Le même peuple qui a crié liberté de ne plus être obligé de scander tel ou tel nom se décompose en petits groupes qui ne tarissent pas d’éloges en direction du promoteur d’une chaine de télévision et encore une fois, bizarrement, il se soumet à la force de la parole et croit en un avenir qu’il n’a pas pensé. Retour sur un passé pas lointain, ou essaye-t- il déjà de se positionner par rapport à un avenir du moins incertain?
Notre peuple ne semble pas retenir de leçons d’histoire bien que l’un des tous premiers historiens fut tunisien. Contradiction étrange si l’on croit à la théorie de l’héritage culturel.
La deuxième république en deux moitiés
En termes de discours, le peuple tunisien semble bien à l’aise entre deux styles: l’un basé sur les règles les plus strictes de la rhétorique et l’art de l’insinuation par le geste, la couleur, l’espace ou même le silence, et un deuxième style qui rappelle aux jeunes révolutionnaires le temps où leurs parents s’immobilisaient devant le petit écran pour voir feu Abdelaziz Laroui leur raconter des histoires. Entre un futur coloré et un passé en NB, le Tunisien ne voit pas de complexe à faire le va-et-vient. Question de se ressourcer ou de ne rien négliger?
Peu importe le bien fondé, l’essentiel c’est de ne rien rater, même si c’est pour finir avec une idée à moitié. N’est ce pas la constitution de la deuxième république qui va également se faire en deux moitiés, l’une avant la constituante sous forme de pacte républicain et l’autre sous forme de vraie constitution mais uniquement à moitié.

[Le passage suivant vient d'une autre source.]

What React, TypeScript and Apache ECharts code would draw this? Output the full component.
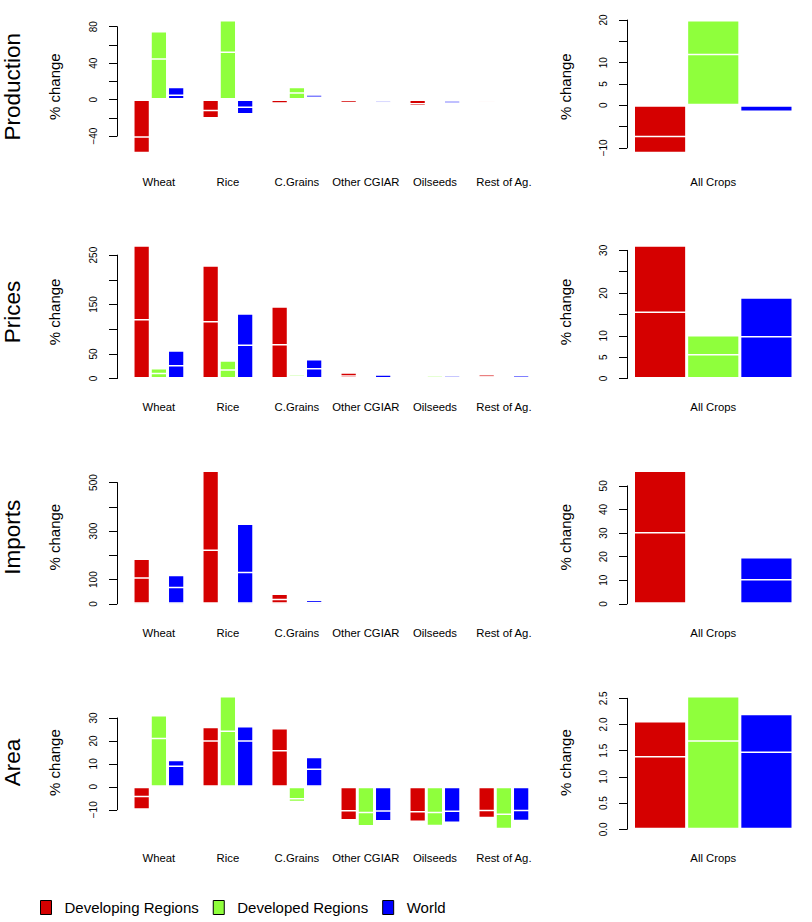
import React, { useEffect, useRef } from 'react';
import * as echarts from 'echarts';

// ---------- data ----------
const cropCategories = ['Wheat', 'Rice', 'C.Grains', 'Other CGIAR', 'Oilseeds', 'Rest of Ag.'];
const allCropsCategory = ['All Crops'];
const regionNames = ['Developing Regions', 'Developed Regions', 'World'];
const regionColors = ['#d50000', '#8fff3c', '#0000ff'];
const rowTitles = ['Production', 'Prices', 'Imports', 'Area'];

// bar = full bar value, line = value of the white line drawn inside the bar
const productionDevelopingBar = [-59, -20.7, -4.5, -5.5, -7.5, -2.5];
const productionDevelopingLine = [-41.8, -12.7, -0.8, -4, -5.5, -1.5];
const productionDevelopedBar = [75.3, 87.3, 14.2, 0, 0, 0];
const productionDevelopedLine = [45.5, 52.7, 8, 0, 0, 0];
const productionWorldBar = [14.2, -16.4, 5.8, -3.5, -5.5, -1.5];
const productionWorldLine = [5.5, -9.1, 3.3, -2, -3.5, -1];
const productionAllBar = [-11.3, 20.0, -1.8];
const productionAllLine = [-7.5, 12.1, -1.6];

const pricesDevelopingBar = [270, 229.7, 146.6, 12.8, 4.5, 9.3];
const pricesDevelopingLine = [120.8, 116.8, 70.2, 6.7, 2.5, 5];
const pricesDevelopedBar = [21.5, 37.1, 8.7, 0, 6.5, 5.5];
const pricesDevelopedLine = [12, 18.9, 5.3, 0, 3, 2.5];
const pricesWorldBar = [57.4, 132.4, 39.7, 8.7, 6.5, 7];
const pricesWorldLine = [27.6, 68.9, 21.5, 3, 3, 3];
const pricesAllBar = [31.2, 10.2, 19.0];
const pricesAllLine = [15.7, 5.75, 9.96];

const importsDevelopingBar = [186.5, 549.5, 42.7, 0, 0, 2];
const importsDevelopingLine = [110, 223.8, 20.7, 0, 0, 1];
const importsDevelopedBar = [0, 0, 0, 0, 0, 0];
const importsDevelopedLine = [0, 0, 0, 0, 0, 0];
const importsWorldBar = [120, 331.5, 17.8, 0, 0, 0];
const importsWorldLine = [70.5, 132.6, 8.3, 0, 0, 0];
const importsAllBar = [56.5, 0, 19.9];
const importsAllLine = [30.5, 0, 10.5];

const areaDevelopingBar = [-10.0, 26.2, 25.6, -14.7, -15.3, -13.7];
const areaDevelopingLine = [-4.5, 20.3, 16, -10.8, -11.2, -10.6];
const areaDevelopedBar = [31.3, 39.6, -6.7, -17.3, -17.2, -18.5];
const areaDevelopedLine = [21.4, 24.5, -5.5, -11.5, -11.5, -12.3];
const areaWorldBar = [11.8, 26.5, 13.1, -15.1, -15.8, -15];
const areaWorldLine = [9.3, 20.3, 8, -10.9, -11, -10.6];
const areaAllBar = [2.066, 2.545, 2.206];
const areaAllLine = [1.397, 1.697, 1.486];

// axis ticks: [min, max, step] and which ticks carry a label
const productionCropTicks = [-40, 80, 20];
const productionCropLabels = [-40, 0, 40, 80];
const productionAllTicks = [-10, 20, 5];
const productionAllLabels = [-10, 0, 5, 10, 20];
const pricesCropTicks = [0, 250, 50];
const pricesCropLabels = [0, 50, 150, 250];
const pricesAllTicks = [0, 30, 5];
const pricesAllLabels = [0, 5, 10, 20, 30];
const importsCropTicks = [0, 500, 100];
const importsCropLabels = [0, 100, 300, 500];
const importsAllTicks = [0, 50, 10];
const importsAllLabels = [0, 10, 20, 30, 40, 50];
const areaCropTicks = [-10, 30, 10];
const areaCropLabels = [-10, 0, 10, 20, 30];
const areaAllTicks = [0, 2.5, 0.5];
const areaAllLabels = [0, 0.5, 1, 1.5, 2, 2.5];

// ---------- layout ----------
const FONT = "'Liberation Sans', Arial, Helvetica, sans-serif";
const ROW_TOP = [14.7, 239.9, 465.2, 690.6];
const PLOT_H = 144;
const LEFT = { left: 124.4, width: 414, axisX: 117, nameGap: 62, gap: '25%' };
const RIGHT = { left: 633.5, width: 159.5, axisX: 627, nameGap: 61, gap: '0%' };

type Panel = {
  row: number;
  right: boolean;
  cats: string[];
  bars: number[][];
  lines: number[][];
  ticks: number[];
  labels: number[];
  decimals: number;
};

const panels: Panel[] = [
  { row: 0, right: false, cats: cropCategories, bars: [productionDevelopingBar, productionDevelopedBar, productionWorldBar], lines: [productionDevelopingLine, productionDevelopedLine, productionWorldLine], ticks: productionCropTicks, labels: productionCropLabels, decimals: 0 },
  { row: 0, right: true, cats: allCropsCategory, bars: [[productionAllBar[0]], [productionAllBar[1]], [productionAllBar[2]]], lines: [[productionAllLine[0]], [productionAllLine[1]], [productionAllLine[2]]], ticks: productionAllTicks, labels: productionAllLabels, decimals: 0 },
  { row: 1, right: false, cats: cropCategories, bars: [pricesDevelopingBar, pricesDevelopedBar, pricesWorldBar], lines: [pricesDevelopingLine, pricesDevelopedLine, pricesWorldLine], ticks: pricesCropTicks, labels: pricesCropLabels, decimals: 0 },
  { row: 1, right: true, cats: allCropsCategory, bars: [[pricesAllBar[0]], [pricesAllBar[1]], [pricesAllBar[2]]], lines: [[pricesAllLine[0]], [pricesAllLine[1]], [pricesAllLine[2]]], ticks: pricesAllTicks, labels: pricesAllLabels, decimals: 0 },
  { row: 2, right: false, cats: cropCategories, bars: [importsDevelopingBar, importsDevelopedBar, importsWorldBar], lines: [importsDevelopingLine, importsDevelopedLine, importsWorldLine], ticks: importsCropTicks, labels: importsCropLabels, decimals: 0 },
  { row: 2, right: true, cats: allCropsCategory, bars: [[importsAllBar[0]], [importsAllBar[1]], [importsAllBar[2]]], lines: [[importsAllLine[0]], [importsAllLine[1]], [importsAllLine[2]]], ticks: importsAllTicks, labels: importsAllLabels, decimals: 0 },
  { row: 3, right: false, cats: cropCategories, bars: [areaDevelopingBar, areaDevelopedBar, areaWorldBar], lines: [areaDevelopingLine, areaDevelopedLine, areaWorldLine], ticks: areaCropTicks, labels: areaCropLabels, decimals: 0 },
  { row: 3, right: true, cats: allCropsCategory, bars: [[areaAllBar[0]], [areaAllBar[1]], [areaAllBar[2]]], lines: [[areaAllLine[0]], [areaAllLine[1]], [areaAllLine[2]]], ticks: areaAllTicks, labels: areaAllLabels, decimals: 1 },
];

function fmtTick(v: number, decimals: number): string {
  const s = Math.abs(v).toFixed(decimals);
  return v < 0 ? '\u2212' + s : s;
}

function buildOption() {
  const grid: any[] = [];
  const xAxis: any[] = [];
  const yAxis: any[] = [];
  const series: any[] = [];

  panels.forEach((p) => {
    const all = [0, ...p.bars.flat(), ...p.lines.flat()];
    const lo = Math.min(...all);
    const hi = Math.max(...all);
    const ext = (hi - lo) * 0.04;
    const yMin = lo - ext;
    const yMax = hi + ext;
    const L = p.right ? RIGHT : LEFT;
    const top = ROW_TOP[p.row];
    const pxPerUnit = PLOT_H / (yMax - yMin);
    const [tMin, tMax, tStep] = p.ticks;

    const gi = grid.length;
    grid.push({ left: L.left, width: L.width, top, height: PLOT_H });
    grid.push({
      left: L.axisX,
      width: 1,
      top: top + (yMax - tMax) * pxPerUnit,
      height: (tMax - tMin) * pxPerUnit,
    });

    const xa = xAxis.length;
    xAxis.push({
      gridIndex: gi,
      type: 'category',
      data: p.cats,
      position: 'bottom',
      axisLine: { show: false, onZero: false },
      axisTick: { show: false },
      axisLabel: { interval: 0, margin: 18, fontSize: 11.3, color: '#000', fontFamily: FONT },
      splitLine: { show: false },
    });
    xAxis.push({
      gridIndex: gi,
      type: 'category',
      data: p.cats,
      position: 'bottom',
      show: false,
      axisLine: { onZero: false },
    });
    xAxis.push({ gridIndex: gi + 1, type: 'value', show: false });

    const ya = yAxis.length;
    yAxis.push({
      gridIndex: gi,
      type: 'value',
      min: yMin,
      max: yMax,
      axisLine: { show: false },
      axisTick: { show: false },
      axisLabel: { show: false },
      splitLine: { show: false },
      name: '% change',
      nameLocation: 'middle',
      nameGap: L.nameGap,
      nameTextStyle: { fontSize: 15, color: '#000', fontFamily: FONT },
    });
    yAxis.push({
      gridIndex: gi + 1,
      type: 'value',
      min: tMin,
      max: tMax,
      interval: tStep,
      axisLine: { show: true, lineStyle: { color: '#000', width: 1 } },
      axisTick: { show: true, length: 8, lineStyle: { color: '#000', width: 1 } },
      axisLabel: {
        rotate: 90,
        margin: 19,
        fontSize: 10,
        color: '#000',
        fontFamily: FONT,
        formatter: (v: number) =>
          p.labels.some((l) => Math.abs(l - v) < 1e-9) ? fmtTick(v, p.decimals) : '',
      },
      splitLine: { show: false },
    });

    p.bars.forEach((d, r) => {
      series.push({
        type: 'bar',
        name: regionNames[r],
        xAxisIndex: xa,
        yAxisIndex: ya,
        data: d,
        barGap: '0%',
        barCategoryGap: L.gap,
        itemStyle: { color: regionColors[r], borderColor: '#ffffff', borderWidth: 1.5 },
        emphasis: { disabled: true },
        z: 2,
      });
    });
    p.lines.forEach((d, r) => {
      series.push({
        type: 'bar',
        name: regionNames[r],
        xAxisIndex: xa + 1,
        yAxisIndex: ya,
        data: d,
        barGap: '0%',
        barCategoryGap: L.gap,
        itemStyle: { color: regionColors[r], borderColor: '#ffffff', borderWidth: 1.5 },
        emphasis: { disabled: true },
        z: 3,
      });
    });
  });

  const graphic = rowTitles.map((t, i) => ({
    type: 'text',
    x: 12.5,
    y: ROW_TOP[i] + PLOT_H / 2,
    rotation: Math.PI / 2,
    style: {
      text: t,
      font: `22.5px ${FONT}`,
      fill: '#000',
      textAlign: 'center',
      textVerticalAlign: 'middle',
    },
  }));

  return {
    animation: false,
    backgroundColor: '#ffffff',
    grid,
    xAxis,
    yAxis,
    series,
    graphic,
    legend: {
      data: regionNames,
      left: 40,
      top: 900,
      padding: 0,
      icon: 'rect',
      itemWidth: 11,
      itemHeight: 14,
      itemGap: 14,
      itemStyle: { borderColor: '#000', borderWidth: 1 },
      textStyle: {
        fontSize: 15,
        color: '#000',
        fontFamily: FONT,
        padding: [0, 0, 0, 8],
      },
    },
  };
}

export default function App() {
  const ref = useRef<HTMLDivElement>(null);
  useEffect(() => {
    if (!ref.current) return;
    const chart = echarts.init(ref.current, undefined, { renderer: 'svg' });
    chart.setOption(buildOption() as any);
    return () => chart.dispose();
  }, []);
  return (
    <div
      ref={ref}
      style={{ position: 'absolute', left: 0, top: 0, width: 812, height: 922, background: '#fff' }}
    />
  );
}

Soyons plus pragmatique, tout n’est pas composé que de demis. L’infini semble en fait une évidente nouveauté de la révolution tunisienne. Aucun effort particulier n’est sollicité pour se rendre compte que le peuple tunisien uni religieusement, culturellement socialement… se fait diviser tous les soirs à l’infini pour servir, à son insu, de garant à des discours qui partent vers tous les centres, toutes les droites et toutes les gauches. A tel point que tout le monde fait croire à tout le monde que le peuple veut ceci et non pas cela et inversement.
L’exercice auquel se livrent «les leaders d’opinion» autoproclamés aura au moins deux mérites: avoir réussi en peu de temps à produire autant de contradictions et avoir démontré que le peuple tunisien est beaucoup plus conscient que ne le résument les baratins de séduction.